The case stemmed from the March 12, 2006, rape and slaying of the Iraqi girl and the killings of her parents and sister. The attack took place in Mahmoudiya, about 20 miles south of Baghdad.
James P. Barker and Paul E. Cortez, two others accused in the case, have pleaded guilty to several related charges and been dishonorably discharged. Barker was sentenced to 100 years in prison and Cortez was sentenced to 90 years.
A fourth, Steven D. Green, faces a possible death penalty. He is alleged to have spearheaded the attack on the Iraqi family, killing the girl's father, mother and younger sister before raping and killing the teenager and then burning her body. He was discharged from the Army in May 2006 because of an "anti-social personality disorder" and is being prosecuted in a civilian court.

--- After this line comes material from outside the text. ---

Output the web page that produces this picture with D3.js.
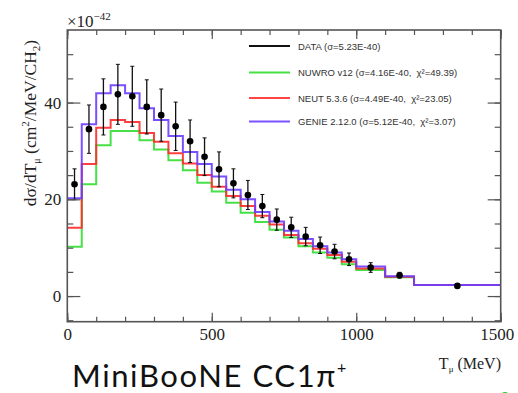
<!DOCTYPE html>
<html>
<head>
<meta charset="utf-8">
<script src="https://cdn.jsdelivr.net/npm/d3@7"></script>
<style>
	html, body { margin:0; padding:0; background:#fff; }
	svg { display:block; }
	.ax path { display:none; }
	.ax line { stroke:#555; stroke-width:1.2; }
	.ax text { font-family:"Liberation Serif", serif; font-size:17px; fill:#222; }
	.lgt { white-space:pre; }
</style>
</head>
<body>
<svg id="chart" width="518" height="393"></svg>
<script>
// bin edges of T_mu (MeV)
var	binEdges	= [0,50,100,150,200,250,300,350,400,450,500,550,600,650,700,750,800,850,900,950,1000,1100,1200,1500];
// data (x1e-42)
var	dataY		= [23.1,34.5,39.1,41.7,41.3,39.1,37.4,35.1,32.0,28.8,26.2,23.3,20.9,18.6,15.8,14.2,12.3,10.5,9.2,7.6,5.9,4.3,2.1];
var	dataErr		= [3.2,5.0,5.8,6.2,6.2,5.6,5.4,5.0,4.4,3.9,3.6,3.0,3.0,2.4,2.2,2.1,1.9,1.7,1.5,1.3,1.0,0.6,0.4];
// generators
var	nuwro		= [10.2,23.1,31.2,34.1,34.1,32.2,30.3,28.1,26.0,23.4,21.6,19.3,17.2,15.3,13.7,12.1,10.3,9.0,7.9,6.6,5.4,3.9,2.3];
var	neut		= [14.1,27.3,34.8,36.4,36.0,33.7,31.9,29.5,27.4,25.0,22.6,20.7,18.6,16.6,14.8,12.6,10.9,9.8,8.5,7.1,5.7,4.0,2.3];
var	genie		= [20.2,35.5,41.9,43.6,41.9,38.8,36.4,33.1,29.8,27.3,24.7,22.0,20.0,17.4,15.4,13.5,11.8,10.3,9.0,7.6,6.1,4.1,2.3];
var	legendLabels	= ["DATA (\u03c3=5.23E-40)","NUWRO v12 (\u03c3=4.16E-40,  \u03c7\u00b2=49.39)","NEUT 5.3.6 (\u03c3=4.49E-40,  \u03c7\u00b2=23.05)","GENIE 2.12.0 (\u03c3=5.12E-40,  \u03c7\u00b2=3.07)"];
var	legendColors	= ["#111","#44e044","#ff4444","#7a55ff"];
var	xTicks		= [0,500,1000,1500];
var	yTicks		= [0,20,40];

var	svg	= d3.select("#chart"),
	L = 67.3, R = 500.7, T = 30, B = 321.7,
	x	= d3.scaleLinear().domain([0,1500]).range([L,R]),
	y	= d3.scaleLinear().domain([-5.3,55]).range([B,T]);

// histograms
function stepLine(vals) {
	var pts = vals.map(function(v,i){ return [binEdges[i], v]; });
	pts.push([binEdges[binEdges.length-1], vals[vals.length-1]]);
	return d3.line().x(function(d){return x(d[0]);}).y(function(d){return y(d[1]);}).curve(d3.curveStepAfter)(pts);
}
var	hists	= [{v:nuwro,c:"#33dd33"},{v:neut,c:"#ff2a2a"},{v:genie,c:"#6a3cff"}];
svg.append("g").selectAll("path").data(hists).enter().append("path")
	.attr("d", function(d){ return stepLine(d.v); })
	.attr("fill","none").attr("stroke", function(d){return d.c;}).attr("stroke-width",2).attr("stroke-opacity",0.9);

// data points
var	pts	= dataY.map(function(v,i){ return {x:(binEdges[i]+binEdges[i+1])/2, y:v, e:dataErr[i]}; }),
	gPts	= svg.append("g").selectAll("g").data(pts).enter().append("g");
gPts.append("line").attr("x1",function(d){return x(d.x);}).attr("x2",function(d){return x(d.x);})
	.attr("y1",function(d){return y(d.y-d.e);}).attr("y2",function(d){return y(d.y+d.e);})
	.attr("stroke","#111").attr("stroke-width",1.3);
gPts.append("path").attr("d",function(d){
		var cx=x(d.x), a=y(d.y+d.e), b=y(d.y-d.e);
		return "M"+(cx-2)+","+a+"H"+(cx+2)+"M"+(cx-2)+","+b+"H"+(cx+2);
	}).attr("stroke","#111").attr("stroke-width",1);
gPts.append("circle").attr("cx",function(d){return x(d.x);}).attr("cy",function(d){return y(d.y);})
	.attr("r",3.3).attr("fill","#000");

// axes (ROOT style, ticks inside)
function ax(gen, tr) { return svg.append("g").attr("class","ax").attr("transform",tr).call(gen); }
var	xMinor	= d3.range(0,1501,100),
	yMinor	= d3.range(-5,55,5);
ax(d3.axisBottom(x).tickValues(xMinor).tickSize(-5).tickFormat(""), "translate(0,"+B+")");
var	xMaj	= ax(d3.axisBottom(x).tickValues(xTicks).tickSize(-9).tickPadding(6).tickFormat(d3.format("d")), "translate(0,"+B+")");
xMaj.selectAll("text").filter(function(d){return d==1500;}).attr("dx", -4);
ax(d3.axisTop(x).tickValues(xMinor).tickSize(-5).tickFormat(""), "translate(0,"+T+")");
ax(d3.axisTop(x).tickValues(xTicks).tickSize(-9).tickFormat(""), "translate(0,"+T+")");
ax(d3.axisLeft(y).tickValues(yMinor).tickSize(-6).tickFormat(""), "translate("+L+",0)");
ax(d3.axisLeft(y).tickValues(yTicks).tickSize(-13).tickPadding(6).tickFormat(d3.format("d")), "translate("+L+",0)");
ax(d3.axisRight(y).tickValues(yMinor).tickSize(-6).tickFormat(""), "translate("+R+",0)");
ax(d3.axisRight(y).tickValues(yTicks).tickSize(-13).tickFormat(""), "translate("+R+",0)");

svg.append("rect").attr("x",L).attr("y",T).attr("width",R-L).attr("height",B-T)
	.attr("fill","none").attr("stroke","#555").attr("stroke-width",1.6);

// exponent
var	ex	= svg.append("text").attr("x",67).attr("y",27).attr("font-family","Liberation Serif").attr("font-size",17).attr("fill","#222");
ex.append("tspan").text("\u00d710");
ex.append("tspan").attr("dy",-7).attr("font-size",11).text("\u221242");

// axis titles
var	yt	= svg.append("text").attr("transform","translate(36,123) rotate(-90)").attr("text-anchor","middle")
		.attr("font-family","Liberation Serif").attr("font-size",17.5).attr("fill","#222");
yt.append("tspan").text("d\u03c3/dT");
yt.append("tspan").attr("font-size",10).attr("dy",4).text("\u03bc");
yt.append("tspan").attr("dy",-4).text(" (cm");
yt.append("tspan").attr("font-size",11).attr("dy",-7).text("2");
yt.append("tspan").attr("dy",7).text("/MeV/CH");
yt.append("tspan").attr("font-size",11).attr("dy",4).text("2");
yt.append("tspan").attr("dy",-4).text(")");

var	xt	= svg.append("text").attr("x",501).attr("y",369).attr("text-anchor","end")
		.attr("font-family","Liberation Serif").attr("font-size",16).attr("fill","#222");
xt.append("tspan").text("T");
xt.append("tspan").attr("font-size",9).attr("dy",3).text("\u03bc");
xt.append("tspan").attr("dy",-3).text(" (MeV)");

// legend
var	lg	= svg.append("g").selectAll("g").data(legendLabels).enter().append("g")
		.attr("transform", function(d,i){ return "translate(0,"+[46,72.5,98,121.5][i]+")"; });
lg.append("line").attr("x1",249).attr("x2",290).attr("stroke",function(d,i){return legendColors[i];}).attr("stroke-width",1.8);
lg.append("text").attr("class","lgt").attr("x",298).attr("y",3.5).attr("font-family","Liberation Sans").attr("font-size",9.5).attr("fill","#333")
	.text(function(d){return d;});

// caption
var	cap	= svg.append("text").attr("x",72).attr("y",387).attr("font-family","Lato").attr("font-size",31)
		.attr("letter-spacing",1.6).attr("fill","#111");
cap.append("tspan").text("MiniBooNE CC1\u03c0");
cap.append("tspan").attr("font-size",16).attr("dy",-14).text("+");

svg.append("circle").attr("cx",505).attr("cy",397).attr("r",5).attr("fill","#2c2");
</script>
</body>
</html>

Another soldier, Bryan Howard, has pleaded guilty and was sentenced in March to 27 months confinement, a rank reduction to private and a dishonorable discharge.
A sixth, Sgt. Anthony W. Yribe, was not alleged to have been a participant but has been charged with failing to report the rape and killings.
All the men are from the 502nd Parachute Infantry Regiment of the 101st Airborne Division.
Spielman's grandmother, Nancy Hess, collapsed outside the courtroom after the verdict was read Saturday.
Spielman's sister, Paige Gerlach, screamed: "I hate the government. You people put him (in Iraq) and now, this happened."
Military prosecutors did not say Spielman took part in the rape or murders but alleged he went to the house knowing what the others intended to do and served as a lookout.
"I don't really blame my chain of command. I don't really blame anybody," he said quietly in a statement to the court before he was sentenced. "I could have stopped it. I take responsibility for my actions."
During their courts-martial, James P. Barker and Sgt. Paul E. Cortez testified they took turns raping the girl while then Steven D. Green shot and killed her mother, father and younger sister. Green, who is accused of being the ringleader, shot Abeer in the head after raping her, they said. The girl's body was then set on fire with kerosene to destroy the evidence, according to testimony and military documents.
Both said that Spielman stood guard. Cortez said Spielman was within a few feet of the others as they held down the screaming girl and did nothing to stop them.
Prosecutors also contend Spielman had a pattern of hostility toward Iraqis before the slaying.
"I don't care if they live or die," Thomas Doss testified recalling Spielman say of three detainees. "They will either support insurgents or breed insurgents. I want them dead."
Barker described in detail how he raped Abeer Qassim al-Janabi with Cortez and Green before Green killed the girl, her younger sister and parents.
"Cortez pushed her to the ground. I went towards the top of her and kind of held her hands down while Cortez proceeded to lift her dress up," he said. "Around that time I heard shots coming from a room next door."
Barker did not name Spielman and Howard as participants in the rape and murders but said Spielman went along to the house knowing what the others intended to do. Prosecutors said Howard had been left behind at a checkpoint.
"They gathered over cards and booze to come up with a plan to rape and murder that little girl," prosecutors said. "She was young and attractive. They knew where she was because they had seen her on a previous patrol. She was close. She was vulnerable."
Army investigator Benjamin Bierce testified that Barker told authorities the soldiers were drinking whiskey, playing cards and hitting golf balls when Green brought up the idea of raping the girl.
Sometime during the assault, Barker said, he heard gunshots come from a bedroom, where the girl's parents and sister had been taken, and an agitated Green emerged saying he had killed them, Bierce said.
Barker had wept during his closing statement, accepted responsibility for the rape and killings and said violence he encountered left him embittered toward Iraqis.
"I want the people of Iraq to know that I did not go there to do the terrible things that I did," Barker said, his voice quivering. "I do not ask anyone to forgive me today."
The killings in Mahmoudiya, a village about 20 miles south of Baghdad, were among the worst in a series of alleged attacks on civilians and other abuses by military personnel in Iraq.
"To live there, to survive there, I became angry and mean. The mean part of me made me strong on patrols. It made me brave in fire fights," Barker said. "I loved my friends, my fellow soldiers and my leaders, but I began to hate everyone else in Iraq."
Some of Barker's fellow soldiers testified on his behalf, describing weeks with little support and sleep while manning distant checkpoints.
"The bottom line is they were not giving the soldiers the tools, were not giving the soldiers the combat stress treatment, were not giving them enough troops on the ground to fulfill their mission," defense attorney David Sheldon had said after the sentencing.
Capt. William Fischbach, the lead prosecutor, told the court that whatever the conditions they had worked in, they were no excuse for Barker, who led the group to the family's house, and that no one deserved such unspeakable horrors.
"This burned-out corpse that used to be a 14-year-old girl never fired bullets or lobbed mortars," Fischbach said as he held pictures of the crime scene.